Ansaldo, reportage dal cuore del ’900

Di Giovanni Ansaldo non rimangono solo una gran quantità di articoli e alcuni libri eccellenti, fra cui il capolavoro Il ministro della buona vita. Giovanni Giolitti e i suoi tempi (Le Lettere). Giornalista fra i maggiori del Novecento - secondo Montanelli «forse il più grande giornalista d’ogni tempo, e non solo italiano» - dal 1925 al 1969 Ansaldo scrisse oltre 15mila pagine di diario, finora pubblicate solo in parte.
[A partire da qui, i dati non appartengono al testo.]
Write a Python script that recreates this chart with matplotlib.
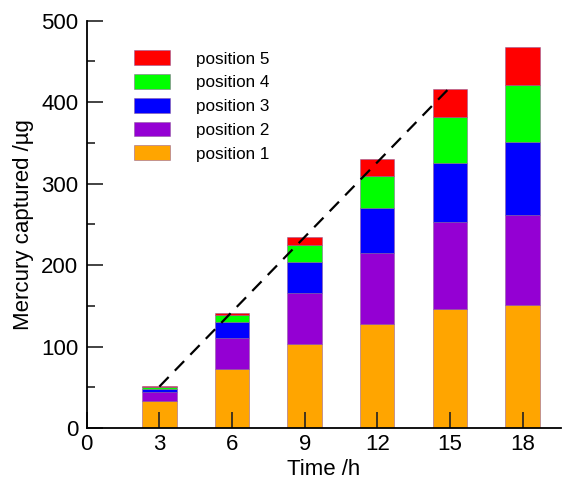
import matplotlib
matplotlib.use("Agg")
import matplotlib.pyplot as plt
from matplotlib.ticker import MultipleLocator
import numpy as np

plt.rcParams['font.family'] = ['Liberation Sans', 'DejaVu Sans']

times = [3, 6, 9, 12, 15, 18]
# cumulative tops
cum1 = [33.5, 72.7, 103.0, 128.0, 146.3, 151.3]
cum2 = [44.9, 111.1, 165.6, 215.4, 252.7, 261.7]
cum3 = [47.8, 130.4, 203.6, 270.6, 325.4, 351.6]
cum4 = [50.3, 138.6, 224.9, 309.5, 381.9, 421.5]
cum5 = [52.3, 141.4, 234.7, 330.0, 416.6, 467.4]

labels = ['position 1', 'position 2', 'position 3', 'position 4', 'position 5']
colors = ['#FFA500', '#9400D3', '#0000FF', '#00FF00', '#FF0000']

trend_x = [3, 15]
trend_y = [51, 418]

cums = [cum1, cum2, cum3, cum4, cum5]

fig = plt.figure(figsize=(5.63, 4.80), dpi=100)
ax = fig.add_axes([0.154, 0.108, 0.843, 0.849])

prev = np.zeros(len(times))
handles = []
for c, lab, col in zip(cums, labels, colors):
    c = np.array(c)
    h = ax.bar(times, c - prev, bottom=prev, width=1.42, color=col,
               edgecolor=(0.55, 0.35, 0.6, 0.6), linewidth=0.6, label=lab, zorder=1)
    handles.append(h)
    prev = c

ax.plot(trend_x, trend_y, color='black', linestyle=(0, (6, 4)), linewidth=1.6, zorder=3)

ax.set_xlim(0, 19.6)
ax.set_ylim(0, 500)
ax.set_xticks([0] + times)
ax.yaxis.set_major_locator(MultipleLocator(100))
ax.yaxis.set_minor_locator(MultipleLocator(50))

for s in ['top', 'right']:
    ax.spines[s].set_visible(False)
for s in ['left', 'bottom']:
    ax.spines[s].set_linewidth(1.3)

ax.tick_params(axis='both', which='major', direction='in', length=11.5, width=1.2,
               labelsize=16, color='#222222')
ax.tick_params(axis='y', which='minor', direction='in', length=6, width=1.2, color='#222222')
ax.tick_params(axis='y', which='major', pad=6)
ax.tick_params(axis='x', which='major', pad=4)

ax.set_xlabel('Time /h', fontsize=16, labelpad=3)
ax.set_ylabel('Mercury captured /µg', fontsize=16, labelpad=5)

leg = ax.legend(handles[::-1], labels[::-1], loc='upper left',
                bbox_to_anchor=(0.068, 0.965), frameon=False, fontsize=12.3,
                handlelength=2.1, handleheight=0.95, handletextpad=1.5,
                labelspacing=0.44)

fig.savefig('out.png', dpi=100)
Del resto, ebbe una vita avventurosa, per un uomo che amava soprattutto scrivere e, ancora di più, dirigere giornali.
Nato a Genova nel 1895, dalla famiglia fondatrice dei cantieri omonimi, combatté tutta la Prima guerra mondiale e fu subito antifascista, diventando famoso, giovanissimo, per i suoi articoli dallo stile inconfondibile su La Rivoluzione Liberale, sull’Unità e sul Lavoro, quotidiano della sua città che, in pratica, dirigeva. I diari di quegli anni - come gli altri pubblicati postumi - sono stati raccolti con il titolo L’antifascista riluttante. Memorie dal carcere e dal confino. 1926-1927 (il Mulino). Riluttante davvero, benché condannato appunto al carcere e al confino: non fu soltanto la sua voglia di continuare a scrivere che lo spinse ad avvicinarsi al regime fino a diventare direttore del Telegrafo, quotidiano livornese allora importantissimo, perché di proprietà della famiglia Ciano. I diari di quegli anni sono stati pubblicati con il titolo, ingiusto e infamante, Il giornalista di Ciano (il Mulino), seguiti dal Diario di prigionia (il Mulino). Già, perché Ansaldo, volontario nella Seconda guerra mondiale, rifiutò poi di aderire alla Repubblica Sociale Italiana e venne internato in campi di concentramento nazisti.
Alla fine della guerra si ritirò nell’amata campagna toscana, e a quel periodo risalgono Anni freddi. Diari 1946-1950 (sempre il Mulino). Ma la voglia di continuare a scrivere e dirigere era tanta, e nel 1950 - passata l’ondata di intransigenza post-resistenziale - ebbe la direzione del Mattino, che avrebbe reso il più importante quotidiano del Meridione dirigendolo fino alla morte, nel 1969.
Di quegli anni non sono stati ancora pubblicati i diari (già li pregustiamo), ma è appena uscita una succosa anticipazione/estrapolazione, Stenografie di viaggio (Aragno, pagg. 430, euro 23, con un’eccellente prefazione di Giuseppe Marcenaro). La prima pagina anticipa l’interesse per le annotazioni di quegli anni. Il 1º dicembre 1951, sul punto di partire dalla città «dove tutto è possibile, ma niente è sicuro», Ansaldo scrive: «Ho deciso, partirò per l’Egitto. Mi voglio togliere per qualche giorno da questa palude di giornale. \ Da quando sono approdato all’Angiporto non ho avuto che rogne: i processi alle intenzioni da parte di Scelba e Arcaini, i lamenti di Don Sturzo, \ i tremori di quelli del Banco, le lusinghe di Lauro, i sotterfugi di Assante, le linotypes che si guastano e il piombo che manca, i redattori... lasciamo andare».
Dopo il viaggio in Egitto, seguono quelli in Germania e negli Stati Uniti (1954), in Portogallo (1955), India (1959), Unione Sovietica (con l’allora presidente della Repubblica Giovanni Gronchi, 1959) e Gran Bretagna (1960).

Se un lettore mi dovesse chiedere perché dovrebbe interessarsi ai ricordi di viaggio, ormai antichi, di un giornalista scomparso da quattro decenni, la risposta è facile: perché ogni pagina - di grande scrittura - è un fuoco pirotecnico di osservazioni, dettagli, città, idee, ironie, uomini, narrati con l’eleganza di un elzeviro, la corrosività di un corsivo, la capacità analitica di un editoriale: commenti mai banali, sempre godibili e dunque sempre attuali.